What is needed:
Find the string "this" in the listing and report every line that has it.

#### Material to process

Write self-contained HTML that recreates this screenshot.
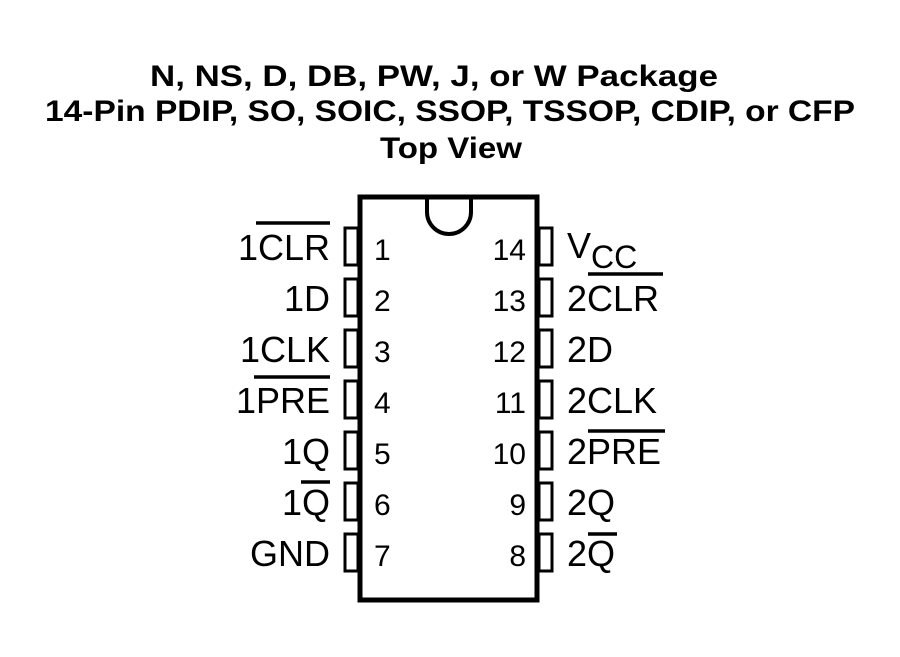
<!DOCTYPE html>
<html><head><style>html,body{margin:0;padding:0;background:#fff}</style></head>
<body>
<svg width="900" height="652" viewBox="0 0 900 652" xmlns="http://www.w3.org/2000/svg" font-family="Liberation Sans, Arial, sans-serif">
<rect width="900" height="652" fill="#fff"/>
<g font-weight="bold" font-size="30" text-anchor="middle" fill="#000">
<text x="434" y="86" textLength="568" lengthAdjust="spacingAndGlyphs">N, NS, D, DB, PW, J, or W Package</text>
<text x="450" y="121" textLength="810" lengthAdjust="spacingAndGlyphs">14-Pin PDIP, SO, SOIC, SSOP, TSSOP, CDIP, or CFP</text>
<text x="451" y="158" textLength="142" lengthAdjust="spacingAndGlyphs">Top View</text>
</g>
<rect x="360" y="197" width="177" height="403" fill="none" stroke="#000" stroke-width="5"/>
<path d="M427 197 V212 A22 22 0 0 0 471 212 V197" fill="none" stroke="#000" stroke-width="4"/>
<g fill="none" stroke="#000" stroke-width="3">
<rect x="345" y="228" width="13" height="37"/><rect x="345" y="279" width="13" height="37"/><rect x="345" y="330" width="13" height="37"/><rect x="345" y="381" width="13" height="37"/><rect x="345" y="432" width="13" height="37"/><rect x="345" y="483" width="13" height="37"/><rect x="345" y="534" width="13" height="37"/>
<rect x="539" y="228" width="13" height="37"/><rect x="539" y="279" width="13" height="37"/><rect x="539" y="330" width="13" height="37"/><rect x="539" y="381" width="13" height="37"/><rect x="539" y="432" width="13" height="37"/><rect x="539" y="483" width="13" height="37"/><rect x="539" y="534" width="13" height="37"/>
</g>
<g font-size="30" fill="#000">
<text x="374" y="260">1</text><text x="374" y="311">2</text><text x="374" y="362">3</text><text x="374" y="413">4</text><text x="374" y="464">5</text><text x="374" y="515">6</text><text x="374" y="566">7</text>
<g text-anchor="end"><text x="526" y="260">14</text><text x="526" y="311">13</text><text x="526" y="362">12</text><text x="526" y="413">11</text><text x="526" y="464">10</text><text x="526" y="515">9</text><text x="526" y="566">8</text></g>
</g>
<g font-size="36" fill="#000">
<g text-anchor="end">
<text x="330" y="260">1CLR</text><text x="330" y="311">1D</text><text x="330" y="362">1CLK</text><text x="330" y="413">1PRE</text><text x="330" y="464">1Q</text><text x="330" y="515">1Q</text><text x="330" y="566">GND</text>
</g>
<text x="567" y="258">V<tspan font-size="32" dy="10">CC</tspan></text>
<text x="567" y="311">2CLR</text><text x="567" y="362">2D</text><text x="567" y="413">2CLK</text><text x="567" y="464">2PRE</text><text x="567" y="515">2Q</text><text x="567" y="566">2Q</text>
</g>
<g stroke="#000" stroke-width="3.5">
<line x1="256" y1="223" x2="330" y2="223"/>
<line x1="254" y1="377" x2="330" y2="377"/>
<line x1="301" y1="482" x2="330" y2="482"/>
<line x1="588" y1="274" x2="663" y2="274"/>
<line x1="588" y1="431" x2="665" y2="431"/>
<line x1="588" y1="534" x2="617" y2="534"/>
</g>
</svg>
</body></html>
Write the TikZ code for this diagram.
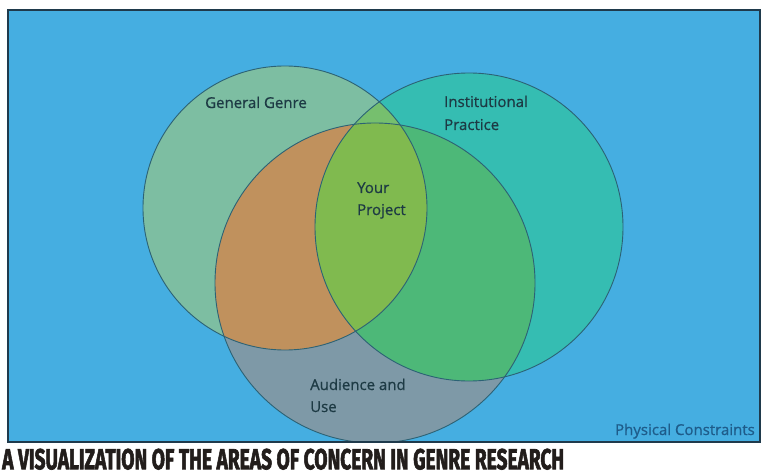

########

The result:
Write self-contained HTML that recreates this screenshot.
Write the TikZ code for this diagram.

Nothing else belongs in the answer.